> [Stated goal] Write the lines out again, from the top of the material to the line containing "const cx = d => x(d)+x.bandwidth()/2;", pictures excluded.
══════
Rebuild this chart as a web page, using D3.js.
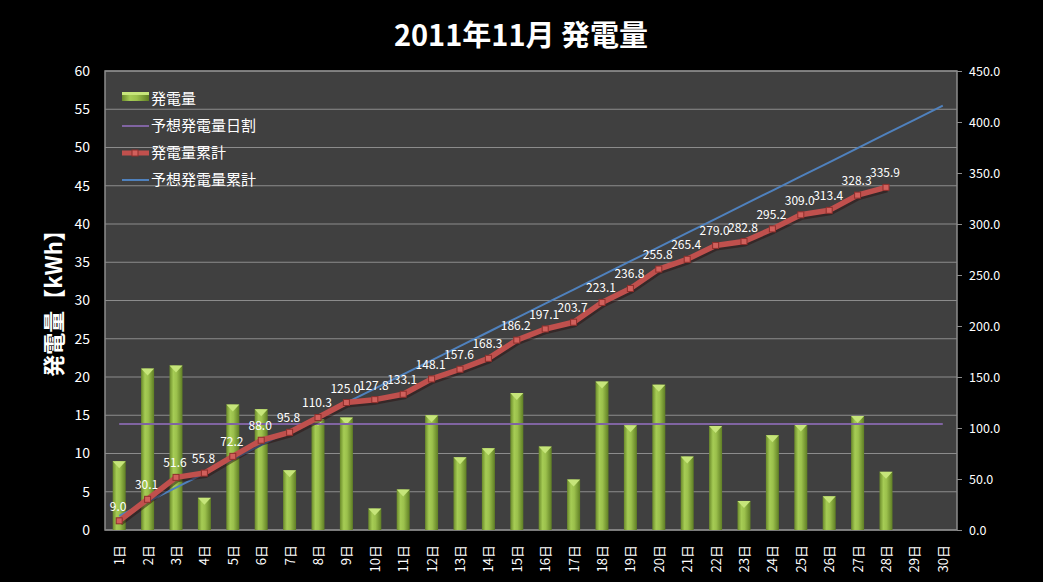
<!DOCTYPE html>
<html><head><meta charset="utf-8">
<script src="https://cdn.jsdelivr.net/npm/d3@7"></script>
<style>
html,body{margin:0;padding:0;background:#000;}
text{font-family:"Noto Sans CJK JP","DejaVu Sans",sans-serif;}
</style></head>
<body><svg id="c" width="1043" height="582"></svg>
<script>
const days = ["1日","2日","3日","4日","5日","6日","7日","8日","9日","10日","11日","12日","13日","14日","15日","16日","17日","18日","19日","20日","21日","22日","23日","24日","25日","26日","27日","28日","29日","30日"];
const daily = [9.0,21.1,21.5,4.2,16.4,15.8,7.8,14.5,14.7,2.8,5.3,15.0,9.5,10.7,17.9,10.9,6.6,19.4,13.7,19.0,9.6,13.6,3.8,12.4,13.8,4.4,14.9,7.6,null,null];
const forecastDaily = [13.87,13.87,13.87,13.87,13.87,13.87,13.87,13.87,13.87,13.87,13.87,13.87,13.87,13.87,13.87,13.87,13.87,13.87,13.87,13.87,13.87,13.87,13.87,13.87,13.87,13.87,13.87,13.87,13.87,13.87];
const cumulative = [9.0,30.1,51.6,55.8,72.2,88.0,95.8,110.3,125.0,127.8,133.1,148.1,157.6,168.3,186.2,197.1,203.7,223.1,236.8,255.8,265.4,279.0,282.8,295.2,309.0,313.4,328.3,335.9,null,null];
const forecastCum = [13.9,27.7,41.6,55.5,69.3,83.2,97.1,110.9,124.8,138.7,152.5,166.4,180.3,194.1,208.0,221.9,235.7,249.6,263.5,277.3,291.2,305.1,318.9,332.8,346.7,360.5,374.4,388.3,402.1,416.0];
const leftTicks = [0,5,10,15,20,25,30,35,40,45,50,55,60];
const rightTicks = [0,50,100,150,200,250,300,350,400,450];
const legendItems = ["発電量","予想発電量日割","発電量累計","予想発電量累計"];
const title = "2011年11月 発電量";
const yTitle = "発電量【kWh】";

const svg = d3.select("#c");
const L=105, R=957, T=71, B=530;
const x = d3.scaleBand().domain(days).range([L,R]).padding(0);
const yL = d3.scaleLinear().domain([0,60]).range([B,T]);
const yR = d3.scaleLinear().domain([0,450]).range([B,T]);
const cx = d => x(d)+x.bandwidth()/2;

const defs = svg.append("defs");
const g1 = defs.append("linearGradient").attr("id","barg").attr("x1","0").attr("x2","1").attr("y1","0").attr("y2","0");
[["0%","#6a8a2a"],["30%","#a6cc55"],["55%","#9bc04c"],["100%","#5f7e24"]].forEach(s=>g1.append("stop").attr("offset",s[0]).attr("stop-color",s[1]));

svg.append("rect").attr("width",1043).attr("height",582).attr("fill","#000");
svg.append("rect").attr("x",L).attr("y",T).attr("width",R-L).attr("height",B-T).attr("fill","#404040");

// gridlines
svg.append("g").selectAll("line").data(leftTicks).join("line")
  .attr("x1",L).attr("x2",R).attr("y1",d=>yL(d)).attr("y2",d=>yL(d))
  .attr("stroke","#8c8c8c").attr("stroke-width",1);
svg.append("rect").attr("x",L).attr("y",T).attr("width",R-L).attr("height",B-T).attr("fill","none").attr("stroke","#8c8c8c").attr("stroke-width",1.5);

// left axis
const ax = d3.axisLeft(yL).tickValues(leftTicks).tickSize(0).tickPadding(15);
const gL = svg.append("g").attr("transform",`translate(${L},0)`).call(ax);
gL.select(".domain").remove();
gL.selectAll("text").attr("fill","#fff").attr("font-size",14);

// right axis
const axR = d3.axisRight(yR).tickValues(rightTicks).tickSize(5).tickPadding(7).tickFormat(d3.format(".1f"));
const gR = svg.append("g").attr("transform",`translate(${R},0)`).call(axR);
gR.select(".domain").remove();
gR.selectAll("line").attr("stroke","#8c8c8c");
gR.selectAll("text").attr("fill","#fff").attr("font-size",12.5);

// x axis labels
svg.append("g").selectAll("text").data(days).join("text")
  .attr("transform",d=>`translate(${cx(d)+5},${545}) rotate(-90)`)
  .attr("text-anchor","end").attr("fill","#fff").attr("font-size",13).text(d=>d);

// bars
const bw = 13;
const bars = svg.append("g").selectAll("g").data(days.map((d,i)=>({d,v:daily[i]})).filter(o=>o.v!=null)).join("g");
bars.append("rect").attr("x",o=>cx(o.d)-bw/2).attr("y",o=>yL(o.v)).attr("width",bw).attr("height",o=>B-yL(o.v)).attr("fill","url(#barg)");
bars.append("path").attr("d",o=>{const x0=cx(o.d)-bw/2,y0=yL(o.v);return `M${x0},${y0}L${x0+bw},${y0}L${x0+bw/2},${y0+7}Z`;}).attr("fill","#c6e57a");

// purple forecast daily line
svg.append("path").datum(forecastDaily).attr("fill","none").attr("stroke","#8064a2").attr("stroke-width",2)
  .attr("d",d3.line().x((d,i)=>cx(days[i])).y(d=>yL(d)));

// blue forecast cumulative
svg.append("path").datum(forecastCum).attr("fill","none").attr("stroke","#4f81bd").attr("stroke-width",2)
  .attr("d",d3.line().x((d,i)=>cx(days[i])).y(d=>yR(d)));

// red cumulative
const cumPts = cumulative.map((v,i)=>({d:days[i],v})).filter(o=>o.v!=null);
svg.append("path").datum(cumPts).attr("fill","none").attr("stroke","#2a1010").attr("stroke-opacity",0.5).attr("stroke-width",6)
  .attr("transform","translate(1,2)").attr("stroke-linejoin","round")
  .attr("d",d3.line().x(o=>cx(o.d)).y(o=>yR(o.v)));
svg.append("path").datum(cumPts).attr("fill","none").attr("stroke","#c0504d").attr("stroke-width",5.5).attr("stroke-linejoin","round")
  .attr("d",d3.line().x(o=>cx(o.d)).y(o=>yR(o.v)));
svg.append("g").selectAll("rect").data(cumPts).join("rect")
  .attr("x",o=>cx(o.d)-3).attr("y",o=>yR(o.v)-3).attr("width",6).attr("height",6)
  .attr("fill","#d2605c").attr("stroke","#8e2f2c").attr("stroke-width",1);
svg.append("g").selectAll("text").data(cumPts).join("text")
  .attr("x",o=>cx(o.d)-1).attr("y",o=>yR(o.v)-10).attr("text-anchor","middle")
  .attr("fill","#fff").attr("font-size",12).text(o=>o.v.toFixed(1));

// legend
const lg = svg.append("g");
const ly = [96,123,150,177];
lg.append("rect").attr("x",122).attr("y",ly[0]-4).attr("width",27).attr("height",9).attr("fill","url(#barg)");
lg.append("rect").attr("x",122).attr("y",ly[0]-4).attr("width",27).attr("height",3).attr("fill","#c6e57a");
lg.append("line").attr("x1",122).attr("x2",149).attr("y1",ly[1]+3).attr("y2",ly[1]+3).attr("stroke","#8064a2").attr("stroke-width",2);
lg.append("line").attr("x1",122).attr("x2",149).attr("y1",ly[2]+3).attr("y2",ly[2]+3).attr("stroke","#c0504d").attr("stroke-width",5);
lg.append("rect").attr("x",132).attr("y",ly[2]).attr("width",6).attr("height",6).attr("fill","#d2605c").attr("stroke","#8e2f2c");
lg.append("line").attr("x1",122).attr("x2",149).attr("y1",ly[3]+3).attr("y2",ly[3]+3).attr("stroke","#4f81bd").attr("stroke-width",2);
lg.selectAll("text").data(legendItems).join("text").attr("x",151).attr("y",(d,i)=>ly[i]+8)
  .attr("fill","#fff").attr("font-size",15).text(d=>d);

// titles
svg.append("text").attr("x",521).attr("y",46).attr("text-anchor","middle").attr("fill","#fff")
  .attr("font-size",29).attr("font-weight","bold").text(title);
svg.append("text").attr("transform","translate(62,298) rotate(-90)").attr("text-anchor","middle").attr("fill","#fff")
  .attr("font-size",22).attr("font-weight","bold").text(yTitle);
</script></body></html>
══════
> [The answer]
Rebuild this chart as a web page, using D3.js.
<!DOCTYPE html>
<html><head><meta charset="utf-8">
<script src="https://cdn.jsdelivr.net/npm/d3@7"></script>
<style>
html,body{margin:0;padding:0;background:#000;}
text{font-family:"Noto Sans CJK JP","DejaVu Sans",sans-serif;}
</style></head>
<body><svg id="c" width="1043" height="582"></svg>
<script>
const days = ["1日","2日","3日","4日","5日","6日","7日","8日","9日","10日","11日","12日","13日","14日","15日","16日","17日","18日","19日","20日","21日","22日","23日","24日","25日","26日","27日","28日","29日","30日"];
const daily = [9.0,21.1,21.5,4.2,16.4,15.8,7.8,14.5,14.7,2.8,5.3,15.0,9.5,10.7,17.9,10.9,6.6,19.4,13.7,19.0,9.6,13.6,3.8,12.4,13.8,4.4,14.9,7.6,null,null];
const forecastDaily = [13.87,13.87,13.87,13.87,13.87,13.87,13.87,13.87,13.87,13.87,13.87,13.87,13.87,13.87,13.87,13.87,13.87,13.87,13.87,13.87,13.87,13.87,13.87,13.87,13.87,13.87,13.87,13.87,13.87,13.87];
const cumulative = [9.0,30.1,51.6,55.8,72.2,88.0,95.8,110.3,125.0,127.8,133.1,148.1,157.6,168.3,186.2,197.1,203.7,223.1,236.8,255.8,265.4,279.0,282.8,295.2,309.0,313.4,328.3,335.9,null,null];
const forecastCum = [13.9,27.7,41.6,55.5,69.3,83.2,97.1,110.9,124.8,138.7,152.5,166.4,180.3,194.1,208.0,221.9,235.7,249.6,263.5,277.3,291.2,305.1,318.9,332.8,346.7,360.5,374.4,388.3,402.1,416.0];
const leftTicks = [0,5,10,15,20,25,30,35,40,45,50,55,60];
const rightTicks = [0,50,100,150,200,250,300,350,400,450];
const legendItems = ["発電量","予想発電量日割","発電量累計","予想発電量累計"];
const title = "2011年11月 発電量";
const yTitle = "発電量【kWh】";

const svg = d3.select("#c");
const L=105, R=957, T=71, B=530;
const x = d3.scaleBand().domain(days).range([L,R]).padding(0);
const yL = d3.scaleLinear().domain([0,60]).range([B,T]);
const yR = d3.scaleLinear().domain([0,450]).range([B,T]);
const cx = d => x(d)+x.bandwidth()/2;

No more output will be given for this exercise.